Atomic layer deposition of NiO films on Si(100) using cyclopentadienyl-type compounds and ozone as precursors

NiO films were grown on Si(100) by atomic layer deposition using Ni(Cp)(2) (Cp=cyclopentadienyl, C5H5) or Ni(EtCp)(2) [EtCp=ethylcyclopentadienyl, (C2H5)C5H4)] and ozone in the 150-300 degrees C temperature range. The growth temperature dependence of structure, electronic density, and impurity levels for the prepared NiO films was studied using X-ray reflectivity, X-ray diffraction (XRD), Fourier transform infrared (FTIR) spectroscopy, time of flight-secondary ion mass spectroscopy (ToF-SIMS), and transmission electron microscopy. The behavior of films deposited using Ni(Cp)(2) and Ni(EtCp)(2) is compared and discussed. NiO films with good stoichiometry and low amounts of contaminants are obtained at a growth temperature (T-g) of 250 degrees C or above. At a fixed T-g, the growth rate for NiO films deposited using Ni(Cp)(2) is higher than the one of films deposited using Ni(EtCp)(2).

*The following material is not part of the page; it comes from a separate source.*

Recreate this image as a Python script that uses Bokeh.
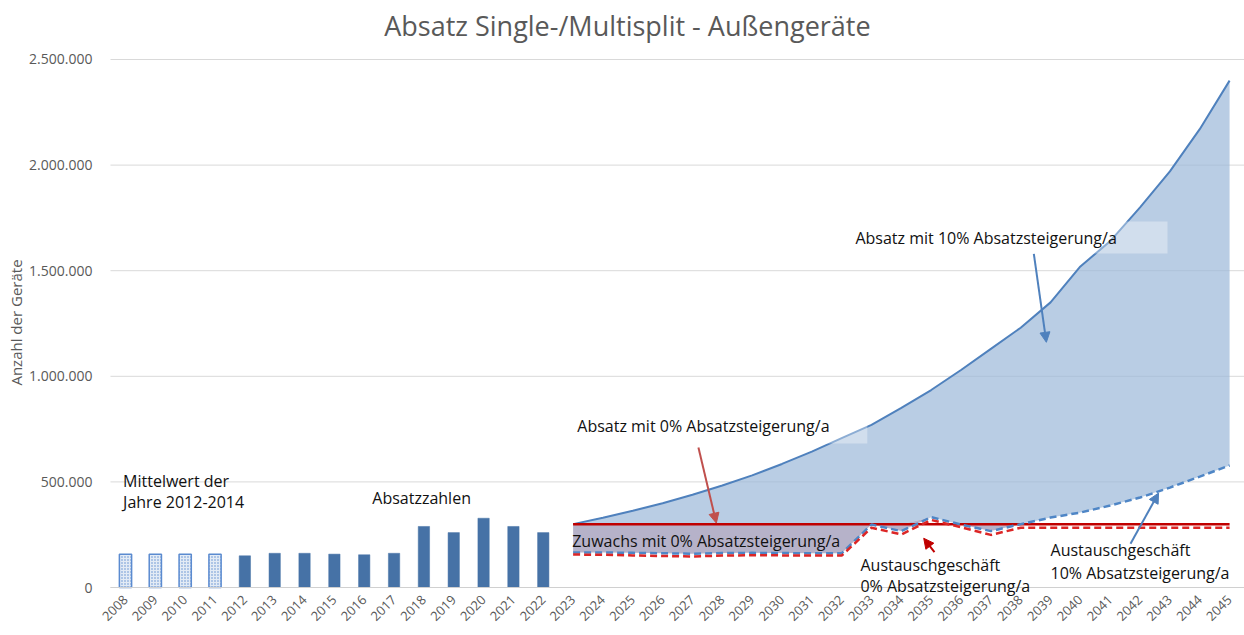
import numpy as np
from bokeh.plotting import figure
from bokeh.models import (Range1d, FixedTicker, CustomJSTickFormatter, Label, Arrow,
                          NormalHead, BoxAnnotation)
from bokeh.embed import file_html
from bokeh.resources import INLINE

# ---------------- data ----------------
mean_years = [2008, 2009, 2010, 2011]
mean_vals = [158000, 158000, 158000, 158000]

sales_years = list(range(2012, 2023))
sales_vals = [150000, 162000, 162000, 158000, 155000, 162000,
              289000, 260000, 328000, 289000, 260000]

future_years = list(range(2023, 2046))
absatz_10 = [300000, 330000, 363000, 399000, 439000, 483000, 531000, 585000,
             643000, 707000, 770000, 850000, 935000, 1030000, 1130000, 1230000,
             1350000, 1520000, 1640000, 1800000, 1970000, 2170000, 2400000]
absatz_0 = [300000] * 23
austausch_10 = [166000, 166000, 164000, 162000, 160000, 163000, 164000, 163000,
                162000, 162000, 298000, 267000, 333000, 298000, 267000, 300000,
                331000, 355000, 388000, 426000, 473000, 525000, 578000]
austausch_0 = [156000, 155000, 152000, 149000, 147000, 151000, 153000, 152000,
               151000, 151000, 283000, 251000, 320000, 285000, 249000, 283000,
               283000, 283000, 283000, 283000, 283000, 283000, 283000]

all_years = list(range(2008, 2046))
y_ticks = [0, 500000, 1000000, 1500000, 2000000, 2500000]

# ---------------- layout constants ----------------
X_LEFT = 2007.497      # left edge of plotting area (half a category before 2008)
X_RIGHT = 2045.50

FONT = "Open Sans"
GRAY = "#595959"

p = figure(width=1244, height=635, output_backend="svg", toolbar_location=None,
           x_range=Range1d(2003.811, X_RIGHT), y_range=Range1d(-227270, 2779330),
           min_border_left=0, min_border_right=0, min_border_top=0,
           min_border_bottom=0)
p.outline_line_color = None
p.background_fill_color = "white"
p.border_fill_color = "white"
p.xgrid.grid_line_color = None
p.ygrid.grid_line_color = None

# gridlines (drawn first, under the areas)
p.segment(x0=[X_LEFT] * len(y_ticks), x1=[X_RIGHT] * len(y_ticks),
          y0=y_ticks, y1=y_ticks, line_color="#D9D9D9", line_width=1)

# y axis
p.yaxis.fixed_location = X_LEFT
p.yaxis.bounds = (0, 2500000)
p.yaxis.ticker = FixedTicker(ticks=y_ticks)
p.yaxis.formatter = CustomJSTickFormatter(
    code='return Math.round(tick).toString().replace(/\\B(?=(\\d{3})+(?!\\d))/g, ".");')
p.yaxis.axis_line_color = None
p.yaxis.major_tick_line_color = None
p.yaxis.minor_tick_line_color = None
p.yaxis.major_label_standoff = 12
p.yaxis.major_label_text_font = FONT
p.yaxis.major_label_text_font_size = "14px"
p.yaxis.major_label_text_color = GRAY

# x axis
p.xaxis.fixed_location = 0
p.xaxis.bounds = (X_LEFT, X_RIGHT)
p.xaxis.ticker = FixedTicker(ticks=all_years)
p.xaxis.axis_line_color = "#D0D0D0"
p.xaxis.major_tick_line_color = None
p.xaxis.minor_tick_line_color = None
p.xaxis.major_label_orientation = np.pi / 4
p.xaxis.major_label_standoff = 4
p.xaxis.major_label_text_font = FONT
p.xaxis.major_label_text_font_size = "13px"
p.xaxis.major_label_text_color = GRAY

# ---------------- areas ----------------
fy = np.array(future_years)
a10 = np.array(absatz_10)
r10 = np.array(austausch_10)
a0 = np.array(absatz_0)
top0 = np.maximum(r10, a0)
p.varea(x=fy, y1=top0, y2=a10, fill_color="#9BB8D8", fill_alpha=0.7)
p.varea(x=fy, y1=r10, y2=top0, fill_color="#9791B2", fill_alpha=0.7)

# ---------------- bars ----------------
p.vbar(x=mean_years, top=mean_vals, width=0.41, fill_color="#E3EBF5",
       line_color="#5B8BD0", line_width=1.5, hatch_pattern="dot",
       hatch_color="#5B8BD0", hatch_scale=3, hatch_weight=1)
p.vbar(x=sales_years, top=sales_vals, width=0.38, fill_color="#4672A6",
       line_color="#4672A6", line_width=0.5)

# ---------------- lines ----------------
p.line(fy, a10, line_color="#4F81BD", line_width=2)
p.line(fy, a0, line_color="#C00000", line_width=2.5)
p.line(fy, r10, line_color="#4F86C6", line_width=2.5, line_dash="7 4")
p.line(fy, austausch_0, line_color="#DC2626", line_width=2.5, line_dash="7 4")

# ---------------- annotation boxes ----------------
p.add_layout(BoxAnnotation(left=2032.3, right=2042.92, bottom=1581000, top=1733000,
                           fill_color="white", fill_alpha=0.35, line_color=None))
p.add_layout(BoxAnnotation(left=2023.0, right=2032.86, bottom=682000, top=838000,
                           fill_color="white", fill_alpha=0.35, line_color=None))

# ---------------- texts ----------------
def lab(x, y, t, size="16px", color="#111111", align="left"):
    p.add_layout(Label(x=x, y=y, text=t, text_font=FONT, text_font_size=size,
                       text_color=color, text_align=align,
                       text_baseline="alphabetic"))

lab(2024.82, 2661000, "Absatz Single-/Multisplit - Außengeräte", size="27px",
    color=GRAY, align="center")

# y axis title
p.add_layout(Label(x=2004.33, y=1254700, text="Anzahl der Geräte", angle=np.pi / 2,
                   text_font=FONT, text_font_size="15px", text_color=GRAY,
                   text_align="center", text_baseline="middle"))

lab(2007.92, 506600, "Mittelwert der")
lab(2007.92, 406900, "Jahre 2012-2014")
lab(2016.27, 425900, "Absatzzahlen")
lab(2023.14, 765600, "Absatz mit 0% Absatzsteigerung/a")
lab(2032.46, 1656900, "Absatz mit 10% Absatzsteigerung/a")
lab(2022.97, 220900, "Zuwachs mit 0% Absatzsteigerung/a")
lab(2032.63, 108900, "Austauschgeschäft")
lab(2032.63, 4900, "0% Absatzsteigerung/a")
lab(2039.0, 179900, "Austauschgeschäft")
lab(2039.0, 70900, "10% Absatzsteigerung/a")

# ---------------- arrows ----------------
def arr(x0, y0, x1, y1, c):
    p.add_layout(Arrow(end=NormalHead(size=10, fill_color=c, line_color=c),
                       x_start=x0, y_start=y0, x_end=x1, y_end=y1,
                       line_color=c, line_width=2))

arr(2027.20, 663000, 2027.80, 305000, "#C0504D")
arr(2038.44, 1580000, 2038.86, 1161000, "#4F81BD")
arr(2035.11, 167000, 2034.75, 233000, "#C00000")
arr(2041.68, 207000, 2042.62, 447000, "#4F81BD")

open("out.html", "w").write(file_html(p, INLINE))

Furthermore, the growth rate for NiO deposited using Ni(Cp)(2) at T-g = 150 degrees C is 0.32 nm/cycle and decreases substantially in films deposited at higher temperatures. The electronic density of NiO films deposited at 300 degrees C is close to the one of bulk NiO (1.83 e(-)/A(3)). According to XRD and FTIR results, films deposited at T-g >= 200 degrees C have a simple cubic polycrystalline structure. Impurities in NiO films decrease with increasing T-g, as detected by ToF-SIMS.